According to the preliminary Korea US-Air Quality (KORUS AQ) study, conducted by NASA and Korea’s National Institute of Environmental Research, about 52 percent of Korea’s fine dust particles and other airborne pollutants have domestic origins. China was the origin of some 34 percent of the particles, while 9 percent came from North Korea.
The study was conducted between May and June, when the China factor is considered to be lower than during the winter and early spring.
A previous study by Yale and Greenpeace released in 2015 estimated that 50-70 percent of fine dust was domestically sourced.

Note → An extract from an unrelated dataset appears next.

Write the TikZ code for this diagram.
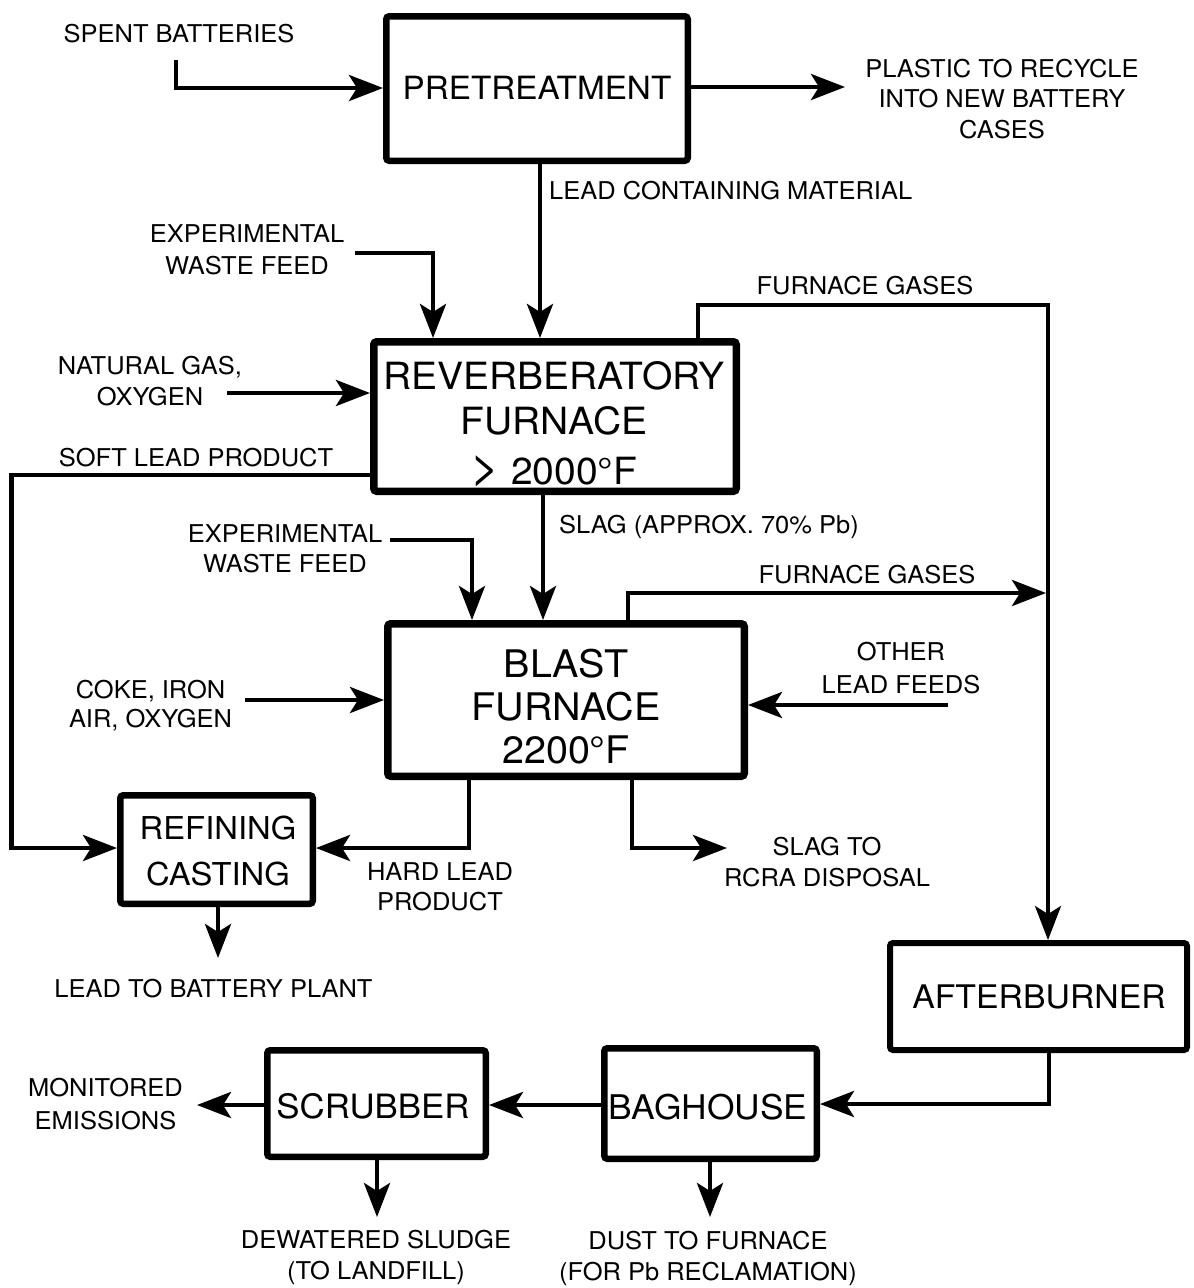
\documentclass[tikz,border=0pt]{standalone}
\usepackage{fontspec}
\setmainfont{TeX Gyre Heros}[FakeStretch=1.04]
\usetikzlibrary{arrows.meta}
\tikzset{
  box/.style={draw, rounded corners=3pt, inner sep=0pt},
  conn/.style={line width=4.5pt, -{Stealth[length=34pt,width=26pt,inset=8pt]}},
  lbl/.style={font=\fontsize{24.5}{#1}\selectfont, anchor=north, align=center, inner sep=0pt},
  lbl/.default=31,
  big/.style n args={2}{font=\fontsize{#1}{#2}\selectfont, anchor=north, align=center, inner sep=0pt}
}
\begin{document}
\begin{tikzpicture}[x=1pt,y=-1pt]
\useasboundingbox (0,0) rectangle (1194,1288);

% boxes
\node[box, line width=6.5pt, minimum width=301.5pt, minimum height=144.5pt] (pre) at (537,88.5) {};
\node[box, line width=7.5pt, minimum width=362.5pt, minimum height=149.5pt] (rev) at (555,416.5) {};
\node[box, line width=7.5pt, minimum width=356.5pt, minimum height=152.5pt] (blast) at (566,700) {};
\node[box, line width=6.5pt, minimum width=192.5pt, minimum height=108.5pt] (ref) at (216.5,849.5) {};
\node[box, line width=6pt, minimum width=297pt, minimum height=107pt] (aft) at (1038.5,996.5) {};
\node[box, line width=6.5pt, minimum width=212.5pt, minimum height=110.5pt] (bag) at (710.5,1103.5) {};
\node[box, line width=6.5pt, minimum width=218.5pt, minimum height=106.5pt] (scr) at (376.5,1103.5) {};

% box texts
\node[big={32}{37}] (preT) at (537,75.5) {PRETREATMENT};
\node[big={37.5}{45}] (revT) at (554,361.5) {REVERBERATORY\\FURNACE\\[5pt]\raisebox{1.5pt}{\scalebox{1.3}{>}} 2000°F};
\node[big={38}{43}] (blastT) at (566,649) {BLAST\\FURNACE\\2200°F};
\node[big={31.5}{46}] (refT) at (218,815.5) {REFINING\\CASTING};
\node[big={32.5}{40}] (aftT) at (1039,984.3) {AFTERBURNER};
\node[big={34}{40}] (bagT) at (708,1094.3) {BAGHOUSE};
\node[big={33.5}{40}] (scrT) at (373,1093) {SCRUBBER};

% labels
\node[lbl] (sbL) at (179,23.7) {SPENT BATTERIES};
\node[lbl=30.5] (plL) at (1002,58.7) {PLASTIC TO RECYCLE\\INTO NEW BATTERY\\CASES};
\node[lbl, anchor=north west] (lcL) at (549,181.2) {LEAD CONTAINING MATERIAL};
\node[lbl=31.5] (ex1L) at (247,224.7) {EXPERIMENTAL\\WASTE FEED};
\node[lbl] (fg1L) at (865,276.2) {FURNACE GASES};
\node[lbl] (ngL) at (150,356.2) {NATURAL GAS,\\OXYGEN};
\node[lbl] (slL) at (196,448.2) {SOFT LEAD PRODUCT};
\node[lbl, anchor=north west] (slagL) at (559,515.2) {SLAG (APPROX. 70\% Pb)};
\node[lbl=30] (ex2L) at (285,524.2) {EXPERIMENTAL\\WASTE FEED};
\node[lbl] (fg2L) at (867,564.7) {FURNACE GASES};
\node[lbl=29.5] (ckL) at (150.5,679.7) {COKE, IRON\\AIR, OXYGEN};
\node[lbl=33] (olL) at (901,642.2) {OTHER\\LEAD FEEDS};
\node[lbl=30.5] (hlL) at (440,862.2) {HARD LEAD\\PRODUCT};
\node[lbl] (srL) at (827,837.2) {SLAG TO\\RCRA DISPOSAL};
\node[lbl] (ltbL) at (213.5,978.7) {LEAD TO BATTERY PLANT};
\node[lbl=33] (monL) at (105.5,1078.2) {MONITORED\\EMISSIONS};
\node[lbl] (dsL) at (376,1230.2) {DEWATERED SLUDGE\\(TO LANDFILL)};
\node[lbl] (dfL) at (708,1231.2) {DUST TO FURNACE\\(FOR Pb RECLAMATION)};

% free ends
\coordinate (sbS) at (176,60);
\coordinate (plE) at (845,87);
\coordinate (ex1) at (355,253);
\coordinate (ng) at (227,393);
\coordinate (fgC) at (1048,305);
\coordinate (slC) at (11.5,848);
\coordinate (ex2) at (390,540);
\coordinate (fg2) at (1046,593);
\coordinate (ck) at (245,700);
\coordinate (ol) at (948,705);
\coordinate (slagE) at (727,848);
\coordinate (ltb) at (218,958);
\coordinate (monE) at (197,1105);
\coordinate (sludgeE) at (377,1217);
\coordinate (dustE) at (710,1217);

% connectors
\draw[conn] (sbS) |- (pre.west |- 0,88);
\draw[conn] (pre.east |- plE) -- (plE);
\draw[conn] (pre.south -| 540,0) -- (rev.north -| 540,0);
\draw[conn] (ex1) -| (rev.north -| 433,0);
\draw[conn] (ng) -- (rev.west |- ng);
\draw[conn, line width=3.5pt] (rev.north -| 698,0) |- (fgC) -- (aft.north -| fgC);
\draw[conn] (rev.west |- 0,475) -| (slC) -- (ref.west |- slC);
\draw[conn] (rev.south -| 543,0) -- (blast.north -| 543,0);
\draw[conn] (ex2) -| (blast.north -| 472,0);
\draw[conn] (blast.north -| 628,0) |- (fg2);
\draw[conn] (ck) -- (blast.west |- ck);
\draw[conn] (ol) -- (blast.east |- ol);
\draw[conn] (blast.south -| 469,0) |- (ref.east |- 0,848);
\draw[conn] (blast.south -| 632,0) |- (slagE);
\draw[conn] (ref.south -| ltb) -- (ltb);
\draw[conn] (aft.south -| 1049,0) |- (bag.east |- 0,1104);
\draw[conn] (bag.west |- 0,1105) -- (scr.east |- 0,1105);
\draw[conn] (scr.west |- monE) -- (monE);
\draw[conn] (scr.south -| sludgeE) -- (sludgeE);
\draw[conn] (bag.south -| dustE) -- (dustE);
\end{tikzpicture}
\end{document}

“The impact of sources outside Korea varies greatly with season and requires further study, as much of the KORUS AQ study period was characterized by meteorology preventing direct transport from East Asia,” the report said.

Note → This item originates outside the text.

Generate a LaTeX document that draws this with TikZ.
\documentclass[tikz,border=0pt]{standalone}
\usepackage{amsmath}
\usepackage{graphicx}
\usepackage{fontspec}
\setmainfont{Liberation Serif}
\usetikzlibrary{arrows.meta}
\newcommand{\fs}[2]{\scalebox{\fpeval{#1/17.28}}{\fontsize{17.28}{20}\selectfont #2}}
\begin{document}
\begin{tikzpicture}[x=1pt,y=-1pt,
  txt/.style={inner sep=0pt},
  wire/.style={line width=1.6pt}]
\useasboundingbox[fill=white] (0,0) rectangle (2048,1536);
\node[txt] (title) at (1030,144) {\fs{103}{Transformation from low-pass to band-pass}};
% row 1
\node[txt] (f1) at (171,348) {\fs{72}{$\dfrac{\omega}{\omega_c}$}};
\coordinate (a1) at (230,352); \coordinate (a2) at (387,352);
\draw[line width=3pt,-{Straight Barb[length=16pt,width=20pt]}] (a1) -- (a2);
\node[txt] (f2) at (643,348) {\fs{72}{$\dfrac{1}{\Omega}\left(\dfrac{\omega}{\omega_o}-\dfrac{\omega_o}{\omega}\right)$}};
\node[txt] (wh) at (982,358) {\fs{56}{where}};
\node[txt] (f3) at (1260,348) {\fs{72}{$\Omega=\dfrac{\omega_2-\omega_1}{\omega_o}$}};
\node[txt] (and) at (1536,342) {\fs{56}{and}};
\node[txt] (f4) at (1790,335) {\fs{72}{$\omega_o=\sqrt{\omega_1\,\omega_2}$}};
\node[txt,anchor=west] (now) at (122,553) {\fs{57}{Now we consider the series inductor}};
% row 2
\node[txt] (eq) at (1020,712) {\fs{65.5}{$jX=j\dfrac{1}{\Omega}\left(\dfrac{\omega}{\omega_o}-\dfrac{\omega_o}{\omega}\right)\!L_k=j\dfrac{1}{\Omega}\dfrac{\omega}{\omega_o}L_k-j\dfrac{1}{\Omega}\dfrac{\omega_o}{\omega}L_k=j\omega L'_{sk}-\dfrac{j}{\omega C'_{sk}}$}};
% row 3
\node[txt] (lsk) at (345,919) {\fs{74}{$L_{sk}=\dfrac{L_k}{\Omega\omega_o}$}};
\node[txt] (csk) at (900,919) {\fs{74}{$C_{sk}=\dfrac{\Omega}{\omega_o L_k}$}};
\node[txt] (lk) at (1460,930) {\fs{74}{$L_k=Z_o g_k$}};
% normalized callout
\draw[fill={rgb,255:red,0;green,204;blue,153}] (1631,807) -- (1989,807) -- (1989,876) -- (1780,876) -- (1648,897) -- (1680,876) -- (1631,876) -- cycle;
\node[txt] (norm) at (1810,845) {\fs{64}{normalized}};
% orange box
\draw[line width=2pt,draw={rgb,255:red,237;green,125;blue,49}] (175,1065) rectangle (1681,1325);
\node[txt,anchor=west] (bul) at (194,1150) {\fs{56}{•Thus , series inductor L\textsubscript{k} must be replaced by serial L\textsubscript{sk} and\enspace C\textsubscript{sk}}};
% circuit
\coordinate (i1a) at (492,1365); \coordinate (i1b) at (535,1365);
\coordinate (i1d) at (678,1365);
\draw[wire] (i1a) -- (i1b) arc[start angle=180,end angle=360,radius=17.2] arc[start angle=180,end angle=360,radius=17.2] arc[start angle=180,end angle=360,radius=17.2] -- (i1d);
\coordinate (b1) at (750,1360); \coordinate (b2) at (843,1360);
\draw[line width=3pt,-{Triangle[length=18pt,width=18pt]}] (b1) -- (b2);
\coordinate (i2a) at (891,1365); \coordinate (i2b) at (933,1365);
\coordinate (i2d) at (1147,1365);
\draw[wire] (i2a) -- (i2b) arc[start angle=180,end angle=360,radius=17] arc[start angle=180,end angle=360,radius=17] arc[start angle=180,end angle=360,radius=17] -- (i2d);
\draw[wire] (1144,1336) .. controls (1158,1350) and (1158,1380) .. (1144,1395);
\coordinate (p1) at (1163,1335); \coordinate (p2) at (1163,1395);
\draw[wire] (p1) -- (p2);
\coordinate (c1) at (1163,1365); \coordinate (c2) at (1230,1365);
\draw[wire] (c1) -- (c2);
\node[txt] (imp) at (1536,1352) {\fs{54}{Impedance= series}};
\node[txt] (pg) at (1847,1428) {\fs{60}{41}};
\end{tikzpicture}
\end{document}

James Crawford, lead scientist on the project, also said that the influence of domestic emissions was maximized when the observation took place last year.
“The meteorological conditions during the study were very favorable for understanding how local emissions contribute to the local air quality problems,” Crawford told The Korea Herald.
“But the actual conditions will be influenced by year-to-year differences in meteorology and seasonal differences in long-range transport (of molecules),” he said.
Park Jin-won, director of NIER, said the findings will help determine pollutants’ origin and understand what measures to take domestically to improve air quality, after decades of rapid industrial development and growth in coal-fired power plants here.
South Korea saw the worst air quality ever recorded between January and March this year, with the average concentration of PM 2.5 -- ultrafine particles less than 2.5 micrometers in diameter -- standing at a record 32 micrograms per cubic meter, much higher than the World Health Organization standard of 25 micrograms per cubic meter per day.
In 2016 Environmental Performance Index released by Yale University, South Korea ranked 173rd among 180 countries in terms of air quality. China ranked the bottom.
According to the preliminary analysis of the KORUS AQ study, ground level observations in Seoul showed that nitrates gas, which principally comes from motor vehicle exhaust – accounts for roughly half of the air particulate pollution.
More than half of PM 2.5 were composed of volatile organic compounds (VOCs) and black carbon (BC), very fine particles that can pass much more easily and deeply into the lungs and pose greater threat to respiratory systems.
The study also suggested that ozone concentrations can be attributed to the high volume of vehicles in metropolitan areas and emissions from chemical factories and coal-fired power plants in the southern region.
Citing an example of airborne observation near the Daesan chemical facility complex in South Chungcheong Province, the report said ozone concentration was 10 times higher there, with 25 different kinds of VOCs.
The province also has 26 of the country’s 59 coal-fired power plants.
More detailed observations are needed regarding these facilities to understand exposures for workers as well as people living and working nearby, researchers said in the report.
Ozone, which is created when pollutants react with each other and the air, can trigger several health problems, including chest pain, coughing and throat irritation.
Currently, the NIER issues an ozone advisory when the concentration hits 120 ppb for more than an hour. Seoul had ozone advisories issued on 29 days last year.
President Moon Jae-in had announced his vision for cleaner air by introducing a series of measures including stricter emissions tests for diesel vehicles and permanently closing old coal-fired power plants by the end of his term.
In that vein, last month, he ordered a stoppage of 10 coal-fired power plants that had been in operation for 32 to 44 years.
Coal has been highlighted as a source of fine dust, coupled with emissions and yellow dust originating from China.
The final report will be released in 2019.